Submitted by Andy McIlvain.
“Chop Chop!, Chop Chop!,” the crowd of 500-600 people yelled as we all did The Wave in support of contestant Doug. It was the 67th Annual Woodsmen Show at Cherry Springs, PA near the end of 4 hours of competition. Professional Woodsmen from all over the country and continent had chopped, sawed, used cross cut saws, thrown axes, and used chain saws made from motorcycle and snowmobile engines, up to the final event, Tree Felling. Three men would each compete on their own tree in a timed event to see who could chop it down with an axe the fastest.
Invariably, after 4 hours of grueling labor and competition, some of the men are totally exhausted. Doug was done; he was worn out; he was spent. It was 85 degrees, and the sun bore down on him. But, the crowd was with him. And, with the announcer’s encouragement, we supported him both verbally and physically. We had empathy!
Consider 500-600 strangers, broken and sinful, with our sicknesses, our afflictions, our depression, our anxieties and disabilities – both physical and mental. For a few minutes, all of us wanted to run down and help Doug chop that tree down! We were one in a way our culture with its emphasis on individualism seldom seeks or approves.
All around me people said, “I want to help him,” or “I just wish I could go down and help him,” or “I feel so bad for him,” or “won’t somebody go help him.” And all the while, I also thought he needs help, “Lord help him!”
Doug could have stopped, he could have given up. As the announcer pointed out, he could have just picked up a chain saw and cut down the tree. But, he would have been disqualified. He was a professional; he would not stop until he completed the task. He did, and we all cheered and clapped and stood up.

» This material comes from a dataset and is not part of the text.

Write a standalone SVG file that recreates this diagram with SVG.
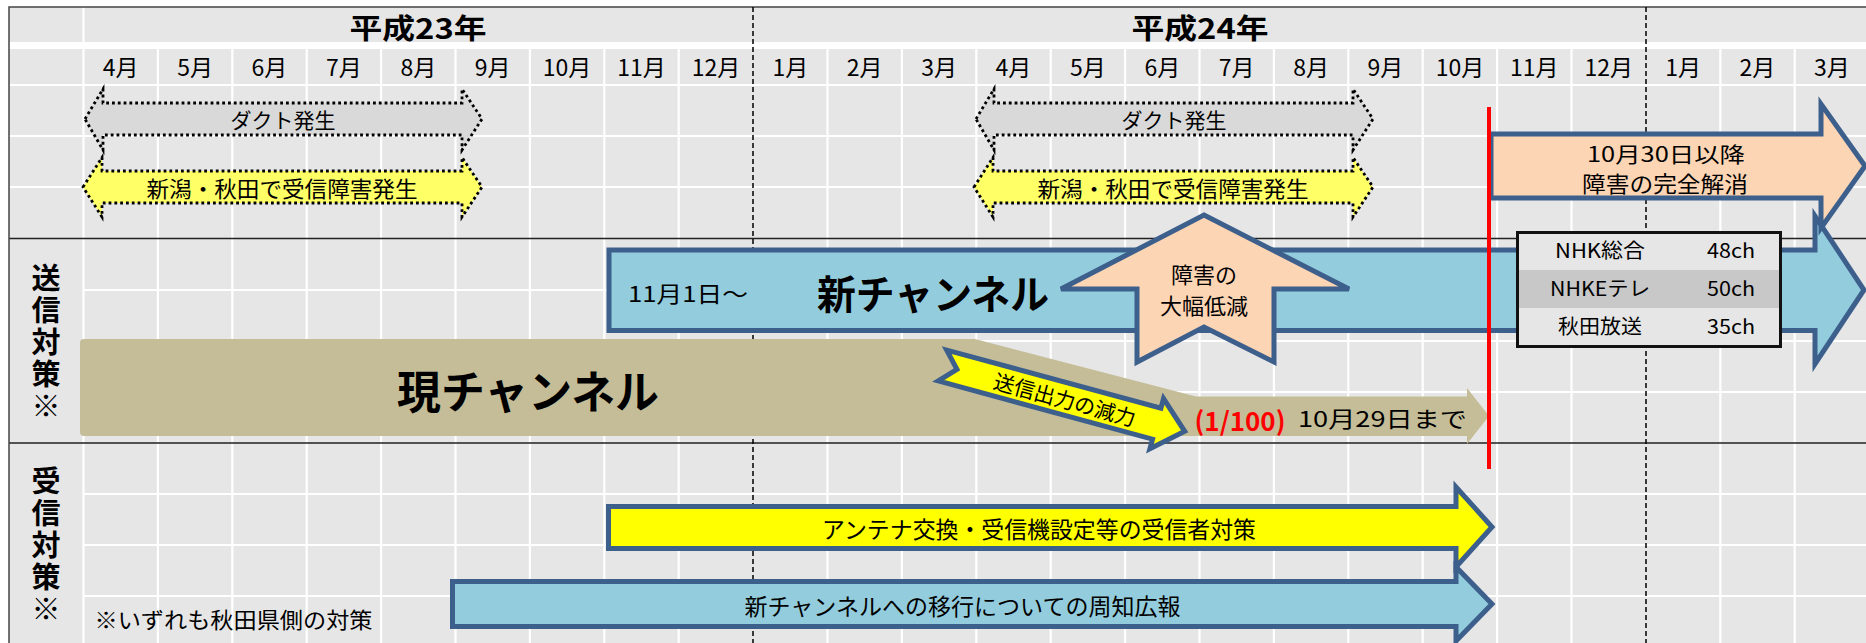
<svg xmlns="http://www.w3.org/2000/svg" width="1866" height="643" viewBox="0 0 1866 643">
<defs>
<style>
.t{font-family:"Noto Sans CJK JP","Noto Sans",sans-serif;fill:#000;text-anchor:middle;dominant-baseline:central}
.b{font-weight:bold}
.red{fill:#ff0000}
.wl{stroke:#fff;stroke-width:2.2;fill:none}
.bl{stroke:#222;stroke-width:1.5;fill:none}
.dash{stroke:#000;stroke-width:1.5;stroke-dasharray:5 3;fill:none}
.dot{stroke:#000;stroke-width:2.8;stroke-dasharray:2.8 3;stroke-linejoin:miter}
.blue{stroke:#3d5f8c;stroke-width:5;stroke-linejoin:miter}
.mon{font-size:23px}
.sec{font-size:29px;font-weight:bold;writing-mode:vertical-rl;letter-spacing:3px}
</style>
</defs>
<rect x="0" y="0" width="1866" height="643" fill="#fff"/>
<g id="grid">
<rect x="9" y="7" width="1857" height="636" fill="#e6e6e6"/>
<rect x="9" y="42" width="1857" height="7" fill="#fff"/>
<path class="wl" d="M9,85H1866M9,136H1866M9,187H1866M83,290H1866M83,341H1866M83,392H1866M83,494H1866M83,545H1866M83,596H1866"/>
<path class="wl" d="M83.5,7V643M157.9,49V643M232.3,49V643M306.7,49V643M381.1,49V643M455.5,49V643M529.9,49V643M604.3,49V643M678.7,49V643M827.5,49V643M901.9,49V643M976.3,49V643M1050.7,49V643M1125.1,49V643M1199.5,49V643M1273.9,49V643M1348.3,49V643M1422.7,49V643M1497.1,49V643M1571.5,49V643M1720.3,49V643M1794.7,49V643"/>
<path class="bl" d="M9,238.5H1866M9,443H1866"/>
<path stroke="#444" stroke-width="1.5" fill="none" d="M9,643V7H1866"/>
<path class="dash" d="M753,7V643M1646,7V643"/>
</g>
<g id="year-labels">
<text class="t b" x="418" y="27" font-size="28" textLength="137" lengthAdjust="spacingAndGlyphs">平成23年</text>
<text class="t b" x="1200" y="27" font-size="28" textLength="137" lengthAdjust="spacingAndGlyphs">平成24年</text>
</g>
<g id="month-labels">
<text class="t mon" x="120.7" y="66">4月</text>
<text class="t mon" x="195.1" y="66">5月</text>
<text class="t mon" x="269.5" y="66">6月</text>
<text class="t mon" x="343.9" y="66">7月</text>
<text class="t mon" x="418.3" y="66">8月</text>
<text class="t mon" x="492.7" y="66">9月</text>
<text class="t mon" x="567.1" y="66">10月</text>
<text class="t mon" x="641.5" y="66">11月</text>
<text class="t mon" x="715.9" y="66">12月</text>
<text class="t mon" x="790.3" y="66">1月</text>
<text class="t mon" x="864.7" y="66">2月</text>
<text class="t mon" x="939.1" y="66">3月</text>
<text class="t mon" x="1013.5" y="66">4月</text>
<text class="t mon" x="1087.9" y="66">5月</text>
<text class="t mon" x="1162.3" y="66">6月</text>
<text class="t mon" x="1236.7" y="66">7月</text>
<text class="t mon" x="1311.1" y="66">8月</text>
<text class="t mon" x="1385.5" y="66">9月</text>
<text class="t mon" x="1459.9" y="66">10月</text>
<text class="t mon" x="1534.3" y="66">11月</text>
<text class="t mon" x="1608.7" y="66">12月</text>
<text class="t mon" x="1683.1" y="66">1月</text>
<text class="t mon" x="1757.5" y="66">2月</text>
<text class="t mon" x="1831.9" y="66">3月</text>
</g>
<g id="section-transmit">
<text class="t sec" x="46" y="343">送信対策※</text>
</g>
<g id="section-receive">
<text class="t sec" x="46" y="546">受信対策※</text>
</g>
<g id="duct-23">
<path class="dot" fill="#d9d9d9" d="M85,119L103,89V103H462V89L482,119L462,150V135H103V150Z"/>
<text class="t" x="283" y="119" font-size="21">ダクト発生</text>
</g>
<g id="interference-23">
<path class="dot" fill="#ffff66" d="M83,187L102,157.5V171H462V157.5L482,187L462,217V203H102V217Z"/>
<text class="t" x="282" y="187" font-size="22" textLength="271" lengthAdjust="spacingAndGlyphs">新潟・秋田で受信障害発生</text>
</g>
<g id="duct-24" transform="translate(891,0)">
<path class="dot" fill="#d9d9d9" d="M85,119L103,89V103H462V89L482,119L462,150V135H103V150Z"/>
<text class="t" x="283" y="119" font-size="21">ダクト発生</text>
</g>
<g id="interference-24" transform="translate(891,0)">
<path class="dot" fill="#ffff66" d="M83,187L102,157.5V171H462V157.5L482,187L462,217V203H102V217Z"/>
<text class="t" x="282" y="187" font-size="22" textLength="271" lengthAdjust="spacingAndGlyphs">新潟・秋田で受信障害発生</text>
</g>
<g id="new-channel">
<path class="blue" fill="#93cddd" d="M609,250H1815V216L1864,290L1815,364V330.5H609Z"/>
<text class="t" x="688" y="292" font-size="22" textLength="120" lengthAdjust="spacingAndGlyphs">11月1日～</text>
<text class="t b" x="933" y="292" font-size="40" textLength="232" lengthAdjust="spacingAndGlyphs">新チャンネル</text>
</g>
<g id="current-channel">
<path fill="#c4bd97" d="M84,339H975L1196,396.5H1467V388L1489,416L1467,444V436H84Q80,436 80,432V343Q80,339 84,339Z"/>
<text class="t b" x="528" y="389" font-size="45" textLength="262" lengthAdjust="spacingAndGlyphs">現チャンネル</text>
<text class="t b red" x="1240" y="419" font-size="26" textLength="91" lengthAdjust="spacingAndGlyphs">(1/100)</text>
<text class="t" x="1382.5" y="417" font-size="22" textLength="169" lengthAdjust="spacingAndGlyphs">10月29日まで</text>
</g>
<g id="reduction-arrow">
<path class="blue" fill="#fcd5b4" d="M1204,215L1349,289H1274V362L1204,327L1137,362V289H1061Z"/>
<text class="t" x="1204" y="273" font-size="22">障害の</text>
<text class="t" x="1204" y="304" font-size="22">大幅低減</text>
</g>
<g id="power-reduction" transform="translate(942.5,365.5) rotate(15.2)">
<path class="blue" fill="#ffff00" stroke-width="4.5" d="M0,-16H222V-26L251,0L222,26V16H0L15,0Z"/>
<text class="t" x="127" y="0" font-size="21" textLength="146" lengthAdjust="spacingAndGlyphs">送信出力の減力</text>
</g>
<g id="resolved">
<path class="blue" fill="#fcd5b4" d="M1491,134H1821V104L1865,166L1821,228V198H1491Z"/>
<text class="t" x="1666" y="153" font-size="21" textLength="158" lengthAdjust="spacingAndGlyphs">10月30日以降</text>
<text class="t" x="1665" y="182" font-size="22" textLength="166" lengthAdjust="spacingAndGlyphs">障害の完全解消</text>
</g>
<g id="channel-table">
<rect x="1517.5" y="232.5" width="263" height="38" fill="#e6e6e6"/>
<rect x="1517.5" y="270" width="263" height="38" fill="#c8c8c8"/>
<rect x="1517.5" y="308" width="263" height="38.5" fill="#e6e6e6"/>
<rect x="1517.5" y="232.5" width="263" height="114" fill="none" stroke="#111" stroke-width="3"/>
<text class="t" x="1600" y="249" font-size="20" textLength="90" lengthAdjust="spacingAndGlyphs">NHK総合</text>
<text class="t" x="1731" y="249" font-size="20" textLength="48" lengthAdjust="spacingAndGlyphs">48ch</text>
<text class="t" x="1600" y="287" font-size="20" textLength="100" lengthAdjust="spacingAndGlyphs">NHKEテレ</text>
<text class="t" x="1731" y="287" font-size="20" textLength="48" lengthAdjust="spacingAndGlyphs">50ch</text>
<text class="t" x="1600" y="325" font-size="20" textLength="84" lengthAdjust="spacingAndGlyphs">秋田放送</text>
<text class="t" x="1731" y="325" font-size="20" textLength="48" lengthAdjust="spacingAndGlyphs">35ch</text>
</g>
<g id="receiver-measures">
<path class="blue" fill="#ffff00" d="M608.5,506.5H1456V487L1492,527L1456,567V548.5H608.5Z"/>
<text class="t" x="1039" y="528" font-size="23" textLength="434" lengthAdjust="spacingAndGlyphs">アンテナ交換・受信機設定等の受信者対策</text>
</g>
<g id="publicity">
<path class="blue" fill="#93cddd" d="M452.5,581.5H1456V567L1492,604L1456,641V626.5H452.5Z"/>
<text class="t" x="962.5" y="605" font-size="23" textLength="436" lengthAdjust="spacingAndGlyphs">新チャンネルへの移行についての周知広報</text>
</g>
<g id="note">
<text class="t" x="233.5" y="618" font-size="22" textLength="278" lengthAdjust="spacingAndGlyphs">※いずれも秋田県側の対策</text>
</g>
<g id="cutoff-line">
<path stroke="#ff0000" stroke-width="4" d="M1489,107V469"/>
</g>
</svg>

For a little over 20 minutes something happened that we rarely seen, empathy and compassion by a large group of people. Not a mob jeering and cursing and rioting, but a group of very different people who were concerned, deeply concerned about the well-being of another human being.
And in all of this, God was at work. The Holy Spirit was active, as was Christ Jesus, indwelling all Christians in the crowd and striving with those that did not know him.
In common was our empathy. Empathy goes beyond sympathy; it is the ability to mutually experience the thoughts, emotions, and direct experience of others.
Our lives are always preaching something to us, through Christ and the Holy Spirit, joy, self-control, humility, gratitude, peace, or pride, selfishness, slander, distraction, anger or empathy. We are told to weep with those who weep (Romans 12:15), for it is in the company of pain we realize we are all in this together.